As part of the monitoring activity for this project, we have undertake an extensive
field experiment at the Aldwyck Housing Association Building in Luton.
This is a low energy building, designed to use natural ventilation all year to provide
fresh air to the building, and there is a substantial mass of exposed concrete on
each floor which provides thermal buffering of the interior from the exterior temperature
fluctuations.
There is a heating system consisting of fin radiators around the perimeter of the building,
but there is no mechanical cooling or ventilation. As part of the research effort, we have
developed some small scale laboratory models of the building, to explore the controls on
the natural ventilation flow, and we have collected temperature data every 5 minutes for
over a year 2003-2004, at over 80 locations in the building.

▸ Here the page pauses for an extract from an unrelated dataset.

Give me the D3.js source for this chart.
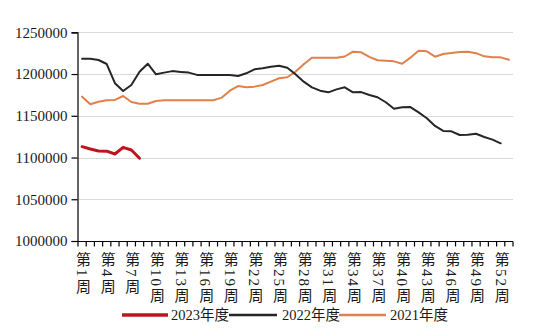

Our modelling and monitoring have revealed the effectiveness of night cooling in summer
to provide low energy cooling during hot summer days, and also the effectiveness of natural
upward displacement mode ventilation in providing a well-ventilated and thermally comfortable
environemnt even in deep winter, with only the provision of heating through perimeter radiators.

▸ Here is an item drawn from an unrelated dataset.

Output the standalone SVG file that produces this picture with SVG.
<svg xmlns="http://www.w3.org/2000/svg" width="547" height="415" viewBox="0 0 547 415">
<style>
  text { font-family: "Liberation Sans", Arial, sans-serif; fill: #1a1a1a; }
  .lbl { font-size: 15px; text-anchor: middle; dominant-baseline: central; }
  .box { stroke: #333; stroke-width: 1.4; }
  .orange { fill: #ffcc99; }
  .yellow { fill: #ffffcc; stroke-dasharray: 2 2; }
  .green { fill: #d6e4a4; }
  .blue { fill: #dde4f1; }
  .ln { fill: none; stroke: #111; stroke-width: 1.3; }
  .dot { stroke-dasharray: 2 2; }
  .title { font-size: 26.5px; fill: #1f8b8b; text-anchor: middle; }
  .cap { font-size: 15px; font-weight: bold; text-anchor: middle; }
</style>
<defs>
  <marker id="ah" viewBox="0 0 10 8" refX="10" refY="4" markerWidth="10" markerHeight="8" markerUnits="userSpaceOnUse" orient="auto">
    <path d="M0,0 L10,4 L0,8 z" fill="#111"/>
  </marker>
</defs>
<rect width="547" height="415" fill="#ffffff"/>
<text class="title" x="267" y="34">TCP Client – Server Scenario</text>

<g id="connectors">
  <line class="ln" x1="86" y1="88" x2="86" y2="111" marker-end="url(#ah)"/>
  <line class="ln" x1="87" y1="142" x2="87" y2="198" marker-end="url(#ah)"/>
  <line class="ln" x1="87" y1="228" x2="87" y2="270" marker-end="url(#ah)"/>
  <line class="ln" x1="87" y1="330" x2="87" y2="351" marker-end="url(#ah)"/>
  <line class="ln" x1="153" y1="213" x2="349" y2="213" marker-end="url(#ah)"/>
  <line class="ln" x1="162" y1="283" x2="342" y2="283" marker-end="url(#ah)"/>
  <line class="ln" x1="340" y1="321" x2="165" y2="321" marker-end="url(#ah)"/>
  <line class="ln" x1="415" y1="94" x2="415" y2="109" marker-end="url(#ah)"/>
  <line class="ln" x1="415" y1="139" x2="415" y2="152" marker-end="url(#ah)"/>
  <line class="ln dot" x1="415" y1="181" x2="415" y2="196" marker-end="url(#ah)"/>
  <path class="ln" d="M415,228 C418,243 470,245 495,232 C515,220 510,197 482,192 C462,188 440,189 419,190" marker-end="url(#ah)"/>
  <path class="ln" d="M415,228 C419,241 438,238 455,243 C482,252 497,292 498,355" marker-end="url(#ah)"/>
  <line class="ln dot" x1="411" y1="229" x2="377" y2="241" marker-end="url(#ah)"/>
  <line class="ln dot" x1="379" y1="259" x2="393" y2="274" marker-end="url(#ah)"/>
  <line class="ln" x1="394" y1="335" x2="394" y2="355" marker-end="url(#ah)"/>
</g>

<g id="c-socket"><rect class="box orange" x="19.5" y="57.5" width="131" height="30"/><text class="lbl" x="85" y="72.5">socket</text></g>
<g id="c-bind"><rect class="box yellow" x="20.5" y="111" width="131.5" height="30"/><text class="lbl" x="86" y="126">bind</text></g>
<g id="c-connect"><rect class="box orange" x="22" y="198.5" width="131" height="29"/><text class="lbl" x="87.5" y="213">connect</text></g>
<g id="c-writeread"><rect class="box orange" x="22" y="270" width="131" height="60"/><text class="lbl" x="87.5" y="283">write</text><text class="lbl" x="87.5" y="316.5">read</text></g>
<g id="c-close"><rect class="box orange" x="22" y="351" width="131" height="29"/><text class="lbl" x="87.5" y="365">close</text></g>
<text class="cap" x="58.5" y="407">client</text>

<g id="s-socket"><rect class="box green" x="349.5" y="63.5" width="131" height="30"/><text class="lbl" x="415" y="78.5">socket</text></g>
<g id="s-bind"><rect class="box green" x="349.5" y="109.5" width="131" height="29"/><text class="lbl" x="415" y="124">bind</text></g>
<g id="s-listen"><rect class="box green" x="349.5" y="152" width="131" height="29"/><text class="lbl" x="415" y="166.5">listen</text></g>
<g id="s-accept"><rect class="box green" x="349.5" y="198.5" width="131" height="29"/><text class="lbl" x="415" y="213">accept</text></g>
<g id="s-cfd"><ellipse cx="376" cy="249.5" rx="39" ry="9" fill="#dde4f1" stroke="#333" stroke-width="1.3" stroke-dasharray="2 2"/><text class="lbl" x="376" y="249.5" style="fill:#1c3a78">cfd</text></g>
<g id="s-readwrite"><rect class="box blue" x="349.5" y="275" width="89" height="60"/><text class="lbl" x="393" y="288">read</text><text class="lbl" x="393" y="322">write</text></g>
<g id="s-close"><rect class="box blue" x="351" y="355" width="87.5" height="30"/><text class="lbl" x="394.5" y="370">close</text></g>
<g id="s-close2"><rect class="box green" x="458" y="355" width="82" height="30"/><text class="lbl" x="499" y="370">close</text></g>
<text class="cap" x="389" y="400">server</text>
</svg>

In the design, air enters through the row of small high level windows at the top of both the ground
and first floors and passes through the open plan offices into the atrium, where it rises to vent
through the central stacks atop the atrium.

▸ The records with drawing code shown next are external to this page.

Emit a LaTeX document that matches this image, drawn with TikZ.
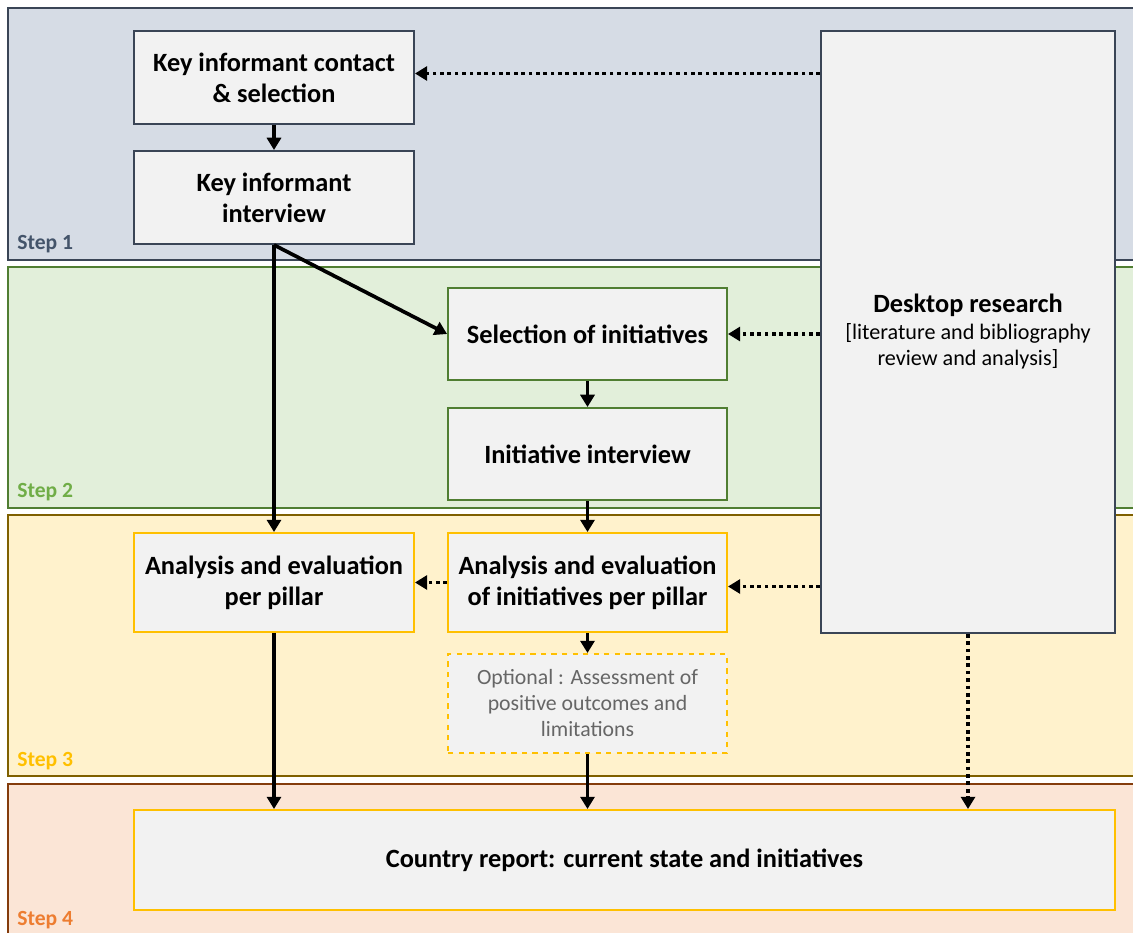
\documentclass[tikz,border=0pt]{standalone}
\usepackage{fontspec}
\setmainfont{Carlito}
\usepackage{xcolor}
\usetikzlibrary{calc,arrows.meta}
\definecolor{slate}{HTML}{3A4556}
\definecolor{bandA}{HTML}{D6DCE5}
\definecolor{bandB}{HTML}{E2EFDA}
\definecolor{bandC}{HTML}{FFF2CC}
\definecolor{bandD}{HTML}{FBE5D6}
\definecolor{lineB}{HTML}{507E32}
\definecolor{lineC}{HTML}{7F6000}
\definecolor{lineD}{HTML}{843C0C}
\definecolor{gold}{HTML}{FFC000}
\definecolor{boxbg}{HTML}{F2F2F2}
\definecolor{labA}{HTML}{44546A}
\definecolor{labB}{HTML}{70AD47}
\definecolor{labD}{HTML}{ED7D31}
\definecolor{greytext}{HTML}{666666}
\newcommand{\plain}{\mdseries\fontsize{12.6}{14.8}\selectfont}
\tikzset{
  band/.style={line width=1.2pt},
  blk/.style={draw, fill=boxbg, line width=1.1pt, align=center, inner sep=2pt,
    minimum width=5.6cm, minimum height=1.86cm, font=\fontsize{15}{17.6}\selectfont\bfseries},
  opt/.style={blk, dashed, draw=gold, text=greytext, font=\fontsize{12.4}{14.8}\selectfont},
  lab/.style={anchor=base west, inner sep=0pt, font=\fontsize{12.3}{14}\selectfont\bfseries},
  flow/.style={draw=black, line width=2.1pt, -{Triangle[length=7pt,width=8pt]}},
  feed/.style={flow, dash pattern=on 2.1pt off 2.1pt},
}
\begin{document}
\begin{tikzpicture}[x=0.02cm, y=-0.02cm]
  \useasboundingbox (0,0) rectangle (1133,933);
  % step bands
  \draw[band, draw=slate, fill=bandA] (8,8) rectangle (1145,260);
  \draw[band, draw=lineB, fill=bandB] (8,267) rectangle (1145,508);
  \draw[band, draw=lineC, fill=bandC] (8,515) rectangle (1145,776);
  \draw[band, draw=lineD, fill=bandD] (8,784) rectangle (1145,950);
  \node[lab, text=labA] (s1) at (17,249) {Step 1};
  \node[lab, text=labB] (s2) at (17,497) {Step 2};
  \node[lab, text=gold] (s3) at (17,766) {Step 3};
  \node[lab, text=labD] (s4) at (17,925) {Step 4};
  % boxes
  \node[blk, draw=slate] (kic) at (274,77.5) {Key informant contact\\\& selection};
  \node[blk, draw=slate] (kii) at (274,197.5) {Key informant\\interview};
  \node[blk, draw=lineB, minimum width=5.58cm, minimum height=1.84cm] (sel) at (587.5,334) {Selection of initiatives};
  \node[blk, draw=lineB, minimum width=5.58cm, minimum height=1.84cm] (ii) at (587.5,454) {Initiative interview};
  \node[blk, draw=gold, minimum height=1.98cm] (aep) at (274,582.5) {Analysis and evaluation\\per pillar};
  \node[blk, draw=gold, minimum width=5.58cm, minimum height=1.98cm] (aei) at (587.5,582.5) {Analysis and evaluation\\of initiatives per pillar};
  \node[opt, minimum width=5.58cm, minimum height=1.98cm] (opt) at (587.5,703.5) {Optional : Assessment of\\positive outcomes and\\limitations};
  \node[blk, draw=slate, minimum width=5.88cm, minimum height=12.04cm] (desk) at (968,332)
    {Desktop research\\[-2.5pt]\plain [literature and bibliography\\[-2.5pt]\plain review and analysis]};
  \node[blk, draw=gold, minimum width=19.62cm, minimum height=2cm] (rep) at (624.5,860) {Country report: current state and initiatives};
  % solid flow
  \draw[flow] (kic) -- (kii);
  \draw[flow] (kii.south) -- (sel.west);
  \draw[flow] (kii.south) -- (aep.north);
  \draw[flow] (sel) -- (ii);
  \draw[flow] (ii) -- (aei);
  \draw[flow] (aei) -- (opt);
  \draw[flow] (opt) -- (rep.north -| opt);
  \draw[flow] (aep) -- (rep.north -| aep);
  % dotted feeds from desktop research
  \draw[feed] ($(desk.west |- kic.east)+(0,-4)$) -- ($(kic.east)+(0,-4)$);
  \draw[feed] (desk.west |- sel.east) -- (sel.east);
  \draw[feed] ($(desk.west |- aei.east)+(0,4)$) -- ($(aei.east)+(0,4)$);
  \draw[feed] (aei.west) -- (aep.east);
  \draw[feed] (desk.south) -- (desk.south |- rep.north);
\end{tikzpicture}
\end{document}
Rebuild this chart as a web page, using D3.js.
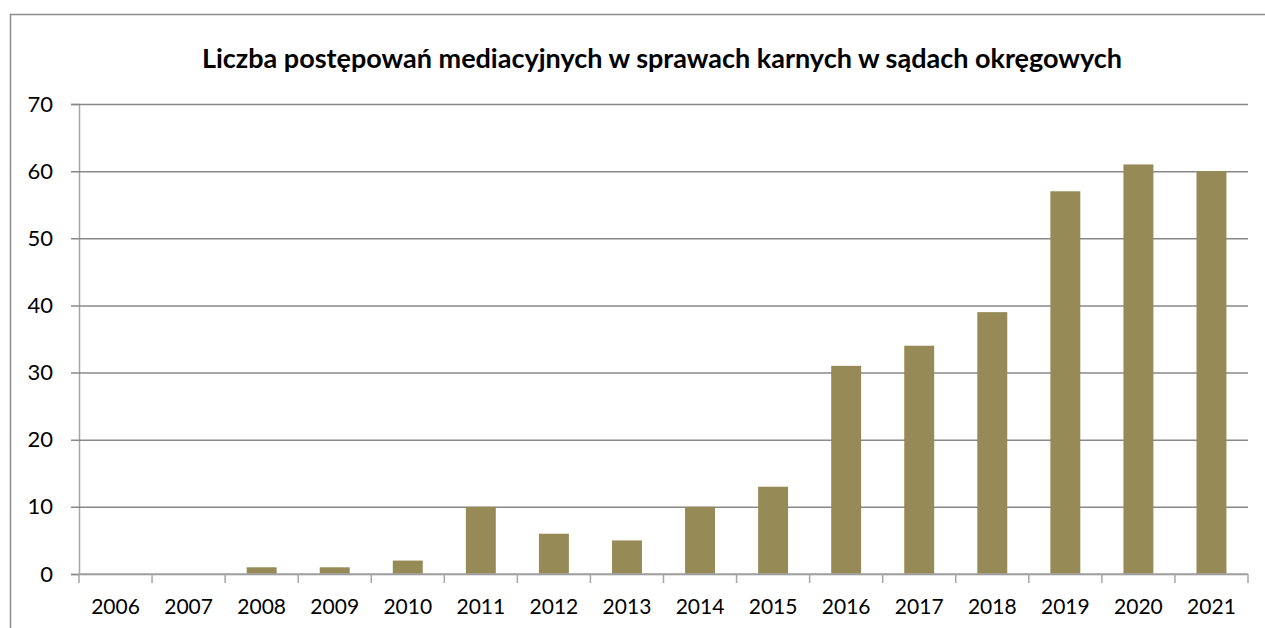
<!DOCTYPE html>
<html>
<head>
<meta charset="utf-8">
<script src="https://cdn.jsdelivr.net/npm/d3@7"></script>
<style>
  body { margin: 0; background: #fff; }
  svg { display: block; font-family: Lato, "Open Sans", sans-serif; }
</style>
</head>
<body>
<svg width="1265" height="628"></svg>
<script>
var years = ["2006", "2007", "2008", "2009", "2010", "2011", "2012", "2013",
             "2014", "2015", "2016", "2017", "2018", "2019", "2020", "2021"];
var counts = [0, 0, 1, 1, 2, 10, 6, 5, 10, 13, 31, 34, 39, 57, 61, 60];
var yTicks = [0, 10, 20, 30, 40, 50, 60, 70];
var title = "Liczba postępowań mediacyjnych w sprawach karnych w sądach okręgowych";

var data = years.map(function(y, i) { return { year: y, value: counts[i] }; });

var svg = d3.select("svg"),
    plotL = 79, plotR = 1248, plotT = 104, plotB = 574;

// outer chart border (right and bottom run off the page)
svg.append("rect")
    .attr("x", 10.5).attr("y", 14.5)
    .attr("width", 1300).attr("height", 700)
    .attr("fill", "none")
    .attr("stroke", "#8c8c8c")
    .attr("stroke-width", 1.5);

svg.append("text")
    .attr("x", 662)
    .attr("y", 68)
    .attr("text-anchor", "middle")
    .attr("font-size", "27px")
    .attr("font-weight", "bold")
    .text(title);

var x = d3.scaleBand().domain(years).range([plotL, plotR]).paddingInner(0.59).paddingOuter(0.295),
    y = d3.scaleLinear().domain([0, 70]).range([plotB, plotT]);

// gridlines with left ticks
svg.append("g")
    .attr("transform", "translate(" + plotL + ",0)")
    .call(d3.axisLeft(y).tickValues(yTicks).tickSize(8))
    .call(function(g) {
        g.select(".domain").attr("stroke", "#a6a6a6").attr("stroke-width", 1.5);
        g.selectAll(".tick line").attr("stroke", "#888").attr("stroke-width", 1.5)
            .attr("x2", plotR - plotL).attr("x1", -8);
        g.selectAll(".tick text").attr("font-size", "22px").attr("fill", "#000")
            .attr("font-family", "Lato, sans-serif").attr("x", -26);
    });

svg.append("g")
    .selectAll("rect")
    .data(data)
    .enter().append("rect")
    .attr("x", function(d) { return x(d.year); })
    .attr("y", function(d) { return y(d.value); })
    .attr("width", x.bandwidth())
    .attr("height", function(d) { return plotB - y(d.value); })
    .attr("fill", "#968b56");

// x axis with ticks between categories
var xg = svg.append("g").attr("transform", "translate(0," + plotB + ")");
xg.append("line")
    .attr("x1", plotL).attr("x2", plotR)
    .attr("stroke", "#a6a6a6").attr("stroke-width", 1.5);
var step = x.step();
xg.selectAll("line.tk")
    .data(d3.range(years.length + 1))
    .enter().append("line")
    .attr("class", "tk")
    .attr("x1", function(i) { return plotL + i * step; })
    .attr("x2", function(i) { return plotL + i * step; })
    .attr("y1", 0).attr("y2", 9)
    .attr("stroke", "#a6a6a6").attr("stroke-width", 1.5);
xg.selectAll("text")
    .data(years)
    .enter().append("text")
    .attr("x", function(d) { return x(d) + x.bandwidth() / 2; })
    .attr("y", 40)
    .attr("text-anchor", "middle")
    .attr("font-size", "21px")
    .text(function(d) { return d; });
</script>
</body>
</html>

The atrium has five stacks for ventilation, and this can lead to multiple states, in
which some of the stacks act as inflow which others act as outflow stacks, in addition to
the inflow at lower levels through the windows. This multipicity in the flow regimes has
been identified with some simple analogue laboratory experiments in which a heated tank
of water, immersed in a larger reservoir tank, reveals the possible flow regimes
and regime diagram.
The interaction of two floors venting through a common atrium is also of interest -- under
some conditions the upper floor can become part of the outflow stack for the lower floor, while
under other conditions both floors ventilate through the stack. Again laboratory experiment shown
below reveal these two different flow regimes. In managing the building, such changes in the flow
pattern are key to understand in order to develop control strategies through the opening and closing
of carefully selected dampers to lead to the preferred flow pattern.